Love among the finches
Of course, I’m not sure it’s appropriate to call it “love,” but on Valentine’s Day what else can I call it?
Nature is absolutely extraordinary:
Dr. Woolley’s lab has been looking into the acoustic systems of zebra, bengalese and long-tailed finches to see how their brains take in and process sounds ”” learning, performing and analyzing different parts of them to make sense of songs.
A male’s system is designed to recognize the songs of other males and copy his father’s. If he doesn’t learn, perfect and memorize his father’s song within the first 90 days of life, when his brain is especially malleable, he never will. He still sings, but “he sings a disaster,” said Dr. Woolley. “And the females want nothing to do with him.”
When a female’s brain is young and malleable, she tunes into her father’s song, memorizes it and then stores it as a template for evaluating a mate’s song later. This example reminds her that she didn’t die, and her father helped ensure that. Perhaps something similar will work for her offspring.
Females tend to prefer elaborate songs with more syllables.
I prefer a good sense of humor. But maybe that’s another type of “elaborate song.”
Dr. Woolley adds, in what I think is a bit of a leap and quite an oversimpllification: “The way that people fall in love, is talking to each other.” There’s no doubt that’s a good part of it. But there’s a reason that “love at first sight” is called love at first sight. And a man and a woman (or to be PC about it, any sort of potentially-romantic couple) can be really really really good friends and talk up a storm without being in love.

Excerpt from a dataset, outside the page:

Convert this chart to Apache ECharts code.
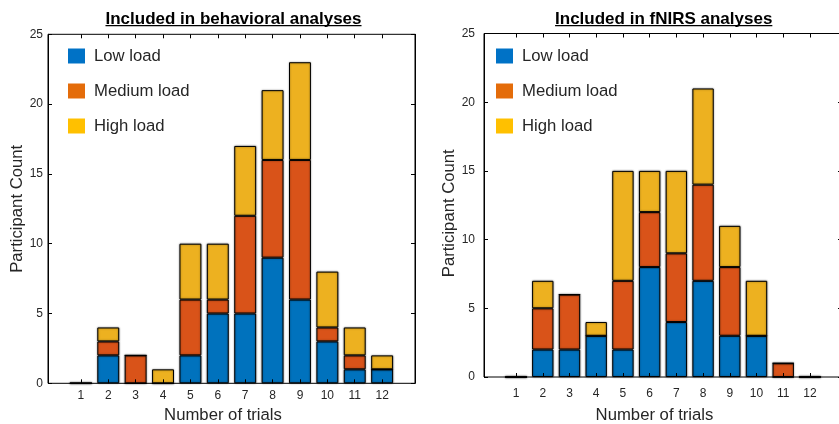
<!DOCTYPE html>
<html>
<head>
<meta charset="utf-8">
<script src="https://cdn.jsdelivr.net/npm/echarts@6/dist/echarts.min.js"></script>
<style>
html,body{margin:0;padding:0;background:#fff;}
#c{width:839px;height:424px;}
</style>
</head>
<body>
<div id="c"></div>
<script>
// ---- data ----
var trials = ['1','2','3','4','5','6','7','8','9','10','11','12'];
var yTicks = [0,5,10,15,20,25];
var seriesNames = ['Low load','Medium load','High load'];

var behavLow    = [0,2,0,0,2,5,5,9,6,3,1,1];
var behavMedium = [0,1,2,0,4,1,7,7,10,1,1,0];
var behavHigh   = [0,1,0,1,4,4,5,5,7,4,2,1];

var fnirsLow    = [0,2,2,3,2,8,4,7,3,3,0,0];
var fnirsMedium = [0,3,4,0,5,4,5,7,5,0,1,0];
var fnirsHigh   = [0,2,0,1,8,3,6,7,3,4,0,0];

var titles = ['Included in behavioral analyses','Included in fNIRS analyses'];
var xName = 'Number of trials';
var yName = 'Participant Count';

// x-limits of the axes box, in trial units
var xLimMin = -0.2, xLimMax = 13.2;

// ---- styles ----
var barColors = ['#0072BD','#D95319','#EDB120'];
var legendColors = ['#0072C6','#E46C0A','#FFC000'];
var FONT = 'Liberation Sans, Arial, Helvetica, sans-serif';
var txt = '#262626';
var bigFont = 16.7;

// frame boxes (pixels)
var frames = [
  {left:48, top:34.3, width:367, height:349},
  {left:484, top:33.5, width:358, height:343.5}
];

var grids = [], xAxis = [], yAxis = [];
var xLabelMargin = [6, 11], xNameGap = [24, 29.5];
var yLabelMargin = [5, 9], yNameGap = [21.5, 17];
var yNamePad = [[0,0,0,0],[0,16,0,0]];

frames.forEach(function(f, k){
  // frame grid
  grids.push({left:f.left, top:f.top, width:f.width, height:f.height, show:true, borderColor:'#000', borderWidth:1,
              containLabel:false, outerBoundsMode:'none'});
  // band grid for bars: category i centred at value i (1..12)
  var s = f.width / (xLimMax - xLimMin);
  var bandLeft = f.left + (0.5 - xLimMin) * s;
  grids.push({left:bandLeft, top:f.top, width:s * trials.length, height:f.height, show:false,
              containLabel:false, outerBoundsMode:'none'});
  var gFrame = 2*k, gBand = 2*k + 1;

  xAxis.push({type:'value', gridIndex:gFrame, min:0, max:1, show:false});
  xAxis.push({type:'category', gridIndex:gBand, position:'bottom', data:trials, z:5,
    name:xName, nameLocation:'middle', nameGap:xNameGap[k],
    nameTextStyle:{fontFamily:FONT, fontSize:bigFont, color:txt, padding:[0,17,0,0]},
    axisLine:{show:false},
    axisTick:{show:true, inside:true, length:4, alignWithLabel:true, lineStyle:{color:'#000'}},
    axisLabel:{show:true, interval:0, margin:xLabelMargin[k], fontFamily:FONT, fontSize:12, color:txt},
    splitLine:{show:false}});
  xAxis.push({type:'category', gridIndex:gBand, position:'top', data:trials, z:5,
    axisLine:{show:false},
    axisTick:{show:true, inside:true, length:4, alignWithLabel:true, lineStyle:{color:'#000'}},
    axisLabel:{show:false}, splitLine:{show:false}});

  yAxis.push({type:'value', gridIndex:gFrame, position:'left', min:yTicks[0], max:yTicks[yTicks.length-1], interval:5, z:5,
    name:yName, nameLocation:'middle', nameGap:yNameGap[k],
    nameTextStyle:{fontFamily:FONT, fontSize:bigFont, color:txt, padding:yNamePad[k]},
    axisLine:{show:true, onZero:false, lineStyle:{color:'#000', width:1}},
    axisTick:{show:true, inside:true, length:4, lineStyle:{color:'#000'}},
    axisLabel:{show:true, margin:yLabelMargin[k], fontFamily:FONT, fontSize:12, color:txt},
    splitLine:{show:false}});
  yAxis.push({type:'value', gridIndex:gFrame, position:'right', min:yTicks[0], max:yTicks[yTicks.length-1], interval:5, z:5,
    axisLine:{show:true, onZero:false, lineStyle:{color:'#000', width:1}},
    axisTick:{show:true, inside:true, length:4, lineStyle:{color:'#000'}},
    axisLabel:{show:false}, splitLine:{show:false}});
  yAxis.push({type:'value', gridIndex:gBand, min:yTicks[0], max:yTicks[yTicks.length-1], show:false});
});

// axis indices: band x-axis bottom = 1 (left), 4 (right); band y = 2 (left), 5 (right)
function barSeries(name, vals, xi, yi, stack, ci){
  return {
    type:'bar', name:name, data:vals, xAxisIndex:xi, yAxisIndex:yi, stack:stack,
    barWidth:'80%',
    itemStyle:{color:barColors[ci], borderColor:'#000', borderWidth:1,
               shadowBlur:2, shadowColor:'rgba(0,0,0,0.45)'},
    emphasis:{disabled:true}
  };
}

var series = [
  barSeries(seriesNames[0], behavLow, 1, 2, 'b', 0),
  barSeries(seriesNames[1], behavMedium, 1, 2, 'b', 1),
  barSeries(seriesNames[2], behavHigh, 1, 2, 'b', 2),
  barSeries(seriesNames[0], fnirsLow, 4, 5, 'f', 0),
  barSeries(seriesNames[1], fnirsMedium, 4, 5, 'f', 1),
  barSeries(seriesNames[2], fnirsHigh, 4, 5, 'f', 2)
];

function legend(left, top){
  return {
    orient:'vertical', left:left, top:top, padding:0, itemWidth:17, itemHeight:15, itemGap:14,
    icon:'rect', selectedMode:false,
    textStyle:{fontFamily:FONT, fontSize:bigFont, color:txt, lineHeight:17, padding:[4,0,0,4]},
    data: seriesNames.map(function(n,i){
      return {name:n, itemStyle:{color:legendColors[i], borderWidth:0, shadowBlur:0}};
    })
  };
}

// titles with underline
var ctx = document.createElement('canvas').getContext('2d');
var titleFont = 'bold 17px ' + FONT;
ctx.font = titleFont;
var titleCenters = [233.5, 663.7];
var graphic = [];
titles.forEach(function(t, i){
  var w = ctx.measureText(t).width;
  graphic.push({type:'text', x:titleCenters[i], y:19, style:{text:t, font:titleFont, fill:'#000', textAlign:'center', textVerticalAlign:'middle'}});
  graphic.push({type:'rect', shape:{x:titleCenters[i]-w/2, y:25, width:w, height:1.3}, style:{fill:'#000'}});
});

var chart = echarts.init(document.getElementById('c'), null, {renderer:'canvas'});
chart.setOption({
  animation:false,
  backgroundColor:'#fff',
  grid:grids,
  xAxis:xAxis,
  yAxis:yAxis,
  legend:[legend(68,45.5), legend(496,45.5)],
  series:series,
  graphic:graphic
});
</script>
</body>
</html>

I’ve had the experience of love at first sight and I’ve had the experience of clicking with a potential good friend right away, and they’re very very different. For me, though, the initial impression of love (through the visual and a gazillion other signs and signals we’re constantly picking up on) has to be followed up by a lot of verbal rapport, too. And I find that, at least in my life, love is a rare and precious commodity.
Rare and precious indeed which is why so many tales so many stories, so many novels have it as its center. So many that it seems to be a right, a given that it will happen in one’s life. But lucky are the few.
There are 28 steps for humans
We go through them all when fund a mate
Since go through them super fast… Others are slow
If you want to know what purchasing women have but dint believe read the pua stuff…mgtow dint particularly like players we would rather not play games
I always said I didn’t believe in l love at first sight. It’s not logical, I maintained. Until I realized that with the two men I have truly loved, the first moment I saw them is imprinted on my brain. Nobody else is there. If that is not love at first sight, what is?
Thank God for Jordan Peterson, he’s showing me the way out of the empirical trap.
And I quite agree, Neo. Gotta laugh. Both of my loves are absolutely the funniest men I have ever known.
But my wonderful father is a really serious man. Very loving, but serious, never made jokes. Too intellectual. So, go Figure, it’s not the laughs that make me feel safe. Maybe something about always being on the same page.